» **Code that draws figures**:
================

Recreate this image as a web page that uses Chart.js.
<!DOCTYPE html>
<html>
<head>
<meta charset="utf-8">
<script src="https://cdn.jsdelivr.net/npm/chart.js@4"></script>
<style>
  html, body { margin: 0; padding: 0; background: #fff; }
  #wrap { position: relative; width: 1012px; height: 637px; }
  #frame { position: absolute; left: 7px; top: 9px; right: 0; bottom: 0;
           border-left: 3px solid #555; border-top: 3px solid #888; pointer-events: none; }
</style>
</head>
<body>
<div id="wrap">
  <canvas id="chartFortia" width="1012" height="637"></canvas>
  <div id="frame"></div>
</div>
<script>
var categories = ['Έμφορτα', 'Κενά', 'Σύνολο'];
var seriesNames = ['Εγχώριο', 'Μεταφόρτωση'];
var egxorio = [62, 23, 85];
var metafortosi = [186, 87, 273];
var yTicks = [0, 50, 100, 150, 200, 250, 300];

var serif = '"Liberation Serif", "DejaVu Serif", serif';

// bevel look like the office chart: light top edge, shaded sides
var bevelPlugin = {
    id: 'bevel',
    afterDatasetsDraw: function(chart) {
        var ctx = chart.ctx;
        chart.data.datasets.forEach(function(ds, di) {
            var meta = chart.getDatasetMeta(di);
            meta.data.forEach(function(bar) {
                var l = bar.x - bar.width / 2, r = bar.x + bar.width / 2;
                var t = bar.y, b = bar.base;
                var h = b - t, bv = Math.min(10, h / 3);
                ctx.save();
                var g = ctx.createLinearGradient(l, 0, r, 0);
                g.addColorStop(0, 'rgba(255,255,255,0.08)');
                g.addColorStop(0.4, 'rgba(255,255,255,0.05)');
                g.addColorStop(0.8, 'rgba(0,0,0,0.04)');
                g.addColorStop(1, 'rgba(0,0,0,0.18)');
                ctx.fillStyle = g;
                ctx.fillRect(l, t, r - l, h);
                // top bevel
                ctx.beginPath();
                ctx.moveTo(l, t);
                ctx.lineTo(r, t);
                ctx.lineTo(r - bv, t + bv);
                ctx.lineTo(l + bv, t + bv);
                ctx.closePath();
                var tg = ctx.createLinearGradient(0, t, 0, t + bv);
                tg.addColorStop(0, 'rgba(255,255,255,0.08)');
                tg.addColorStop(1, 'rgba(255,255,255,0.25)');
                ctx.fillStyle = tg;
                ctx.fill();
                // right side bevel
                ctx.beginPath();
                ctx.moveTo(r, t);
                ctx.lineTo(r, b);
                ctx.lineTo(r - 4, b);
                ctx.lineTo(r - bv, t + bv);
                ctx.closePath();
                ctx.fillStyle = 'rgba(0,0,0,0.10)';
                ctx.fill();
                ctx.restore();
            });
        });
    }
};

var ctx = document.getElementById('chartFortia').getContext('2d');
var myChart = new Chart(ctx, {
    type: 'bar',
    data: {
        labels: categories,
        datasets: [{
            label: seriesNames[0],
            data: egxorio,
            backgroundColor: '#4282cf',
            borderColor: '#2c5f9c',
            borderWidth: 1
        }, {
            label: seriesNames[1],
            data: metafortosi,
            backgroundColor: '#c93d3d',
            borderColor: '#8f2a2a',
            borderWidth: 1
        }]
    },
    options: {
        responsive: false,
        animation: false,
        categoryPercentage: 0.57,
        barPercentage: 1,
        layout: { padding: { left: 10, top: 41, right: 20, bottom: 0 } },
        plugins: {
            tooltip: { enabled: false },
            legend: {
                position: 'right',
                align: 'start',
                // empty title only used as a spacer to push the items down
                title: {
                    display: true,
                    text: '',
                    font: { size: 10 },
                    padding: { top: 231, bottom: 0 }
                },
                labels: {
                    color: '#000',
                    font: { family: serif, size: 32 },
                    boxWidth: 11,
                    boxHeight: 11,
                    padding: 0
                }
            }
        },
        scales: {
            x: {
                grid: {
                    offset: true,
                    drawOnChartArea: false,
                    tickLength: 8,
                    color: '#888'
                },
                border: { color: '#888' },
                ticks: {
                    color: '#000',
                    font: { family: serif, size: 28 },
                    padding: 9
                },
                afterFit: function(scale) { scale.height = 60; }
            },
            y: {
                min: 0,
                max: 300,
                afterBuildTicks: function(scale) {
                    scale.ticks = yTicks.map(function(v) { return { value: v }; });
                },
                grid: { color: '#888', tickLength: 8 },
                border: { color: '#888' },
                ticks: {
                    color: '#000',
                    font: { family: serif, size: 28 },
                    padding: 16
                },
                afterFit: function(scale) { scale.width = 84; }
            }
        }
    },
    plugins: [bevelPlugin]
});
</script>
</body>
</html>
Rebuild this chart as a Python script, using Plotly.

================

» **EXERCISE GOAL**: Set down all of the data above, word for word.

» **EXERCISE OUTPUT**:
Recreate this image as a web page that uses Chart.js.
<!DOCTYPE html>
<html>
<head>
<meta charset="utf-8">
<script src="https://cdn.jsdelivr.net/npm/chart.js@4"></script>
<style>
  html, body { margin: 0; padding: 0; background: #fff; }
  #wrap { position: relative; width: 1012px; height: 637px; }
  #frame { position: absolute; left: 7px; top: 9px; right: 0; bottom: 0;
           border-left: 3px solid #555; border-top: 3px solid #888; pointer-events: none; }
</style>
</head>
<body>
<div id="wrap">
  <canvas id="chartFortia" width="1012" height="637"></canvas>
  <div id="frame"></div>
</div>
<script>
var categories = ['Έμφορτα', 'Κενά', 'Σύνολο'];
var seriesNames = ['Εγχώριο', 'Μεταφόρτωση'];
var egxorio = [62, 23, 85];
var metafortosi = [186, 87, 273];
var yTicks = [0, 50, 100, 150, 200, 250, 300];

var serif = '"Liberation Serif", "DejaVu Serif", serif';

// bevel look like the office chart: light top edge, shaded sides
var bevelPlugin = {
    id: 'bevel',
    afterDatasetsDraw: function(chart) {
        var ctx = chart.ctx;
        chart.data.datasets.forEach(function(ds, di) {
            var meta = chart.getDatasetMeta(di);
            meta.data.forEach(function(bar) {
                var l = bar.x - bar.width / 2, r = bar.x + bar.width / 2;
                var t = bar.y, b = bar.base;
                var h = b - t, bv = Math.min(10, h / 3);
                ctx.save();
                var g = ctx.createLinearGradient(l, 0, r, 0);
                g.addColorStop(0, 'rgba(255,255,255,0.08)');
                g.addColorStop(0.4, 'rgba(255,255,255,0.05)');
                g.addColorStop(0.8, 'rgba(0,0,0,0.04)');
                g.addColorStop(1, 'rgba(0,0,0,0.18)');
                ctx.fillStyle = g;
                ctx.fillRect(l, t, r - l, h);
                // top bevel
                ctx.beginPath();
                ctx.moveTo(l, t);
                ctx.lineTo(r, t);
                ctx.lineTo(r - bv, t + bv);
                ctx.lineTo(l + bv, t + bv);
                ctx.closePath();
                var tg = ctx.createLinearGradient(0, t, 0, t + bv);
                tg.addColorStop(0, 'rgba(255,255,255,0.08)');
                tg.addColorStop(1, 'rgba(255,255,255,0.25)');
                ctx.fillStyle = tg;
                ctx.fill();
                // right side bevel
                ctx.beginPath();
                ctx.moveTo(r, t);
                ctx.lineTo(r, b);
                ctx.lineTo(r - 4, b);
                ctx.lineTo(r - bv, t + bv);
                ctx.closePath();
                ctx.fillStyle = 'rgba(0,0,0,0.10)';
                ctx.fill();
                ctx.restore();
            });
        });
    }
};

var ctx = document.getElementById('chartFortia').getContext('2d');
var myChart = new Chart(ctx, {
    type: 'bar',
    data: {
        labels: categories,
        datasets: [{
            label: seriesNames[0],
            data: egxorio,
            backgroundColor: '#4282cf',
            borderColor: '#2c5f9c',
            borderWidth: 1
        }, {
            label: seriesNames[1],
            data: metafortosi,
            backgroundColor: '#c93d3d',
            borderColor: '#8f2a2a',
            borderWidth: 1
        }]
    },
    options: {
        responsive: false,
        animation: false,
        categoryPercentage: 0.57,
        barPercentage: 1,
        layout: { padding: { left: 10, top: 41, right: 20, bottom: 0 } },
        plugins: {
            tooltip: { enabled: false },
            legend: {
                position: 'right',
                align: 'start',
                // empty title only used as a spacer to push the items down
                title: {
                    display: true,
                    text: '',
                    font: { size: 10 },
                    padding: { top: 231, bottom: 0 }
                },
                labels: {
                    color: '#000',
                    font: { family: serif, size: 32 },
                    boxWidth: 11,
                    boxHeight: 11,
                    padding: 0
                }
            }
        },
        scales: {
            x: {
                grid: {
                    offset: true,
                    drawOnChartArea: false,
                    tickLength: 8,
                    color: '#888'
                },
                border: { color: '#888' },
                ticks: {
                    color: '#000',
                    font: { family: serif, size: 28 },
                    padding: 9
                },
                afterFit: function(scale) { scale.height = 60; }
            },
            y: {
                min: 0,
                max: 300,
                afterBuildTicks: function(scale) {
                    scale.ticks = yTicks.map(function(v) { return { value: v }; });
                },
                grid: { color: '#888', tickLength: 8 },
                border: { color: '#888' },
                ticks: {
                    color: '#000',
                    font: { family: serif, size: 28 },
                    padding: 16
                },
                afterFit: function(scale) { scale.width = 84; }
            }
        }
    },
    plugins: [bevelPlugin]
});
</script>
</body>
</html>
Rebuild this chart as a Python script, using Plotly.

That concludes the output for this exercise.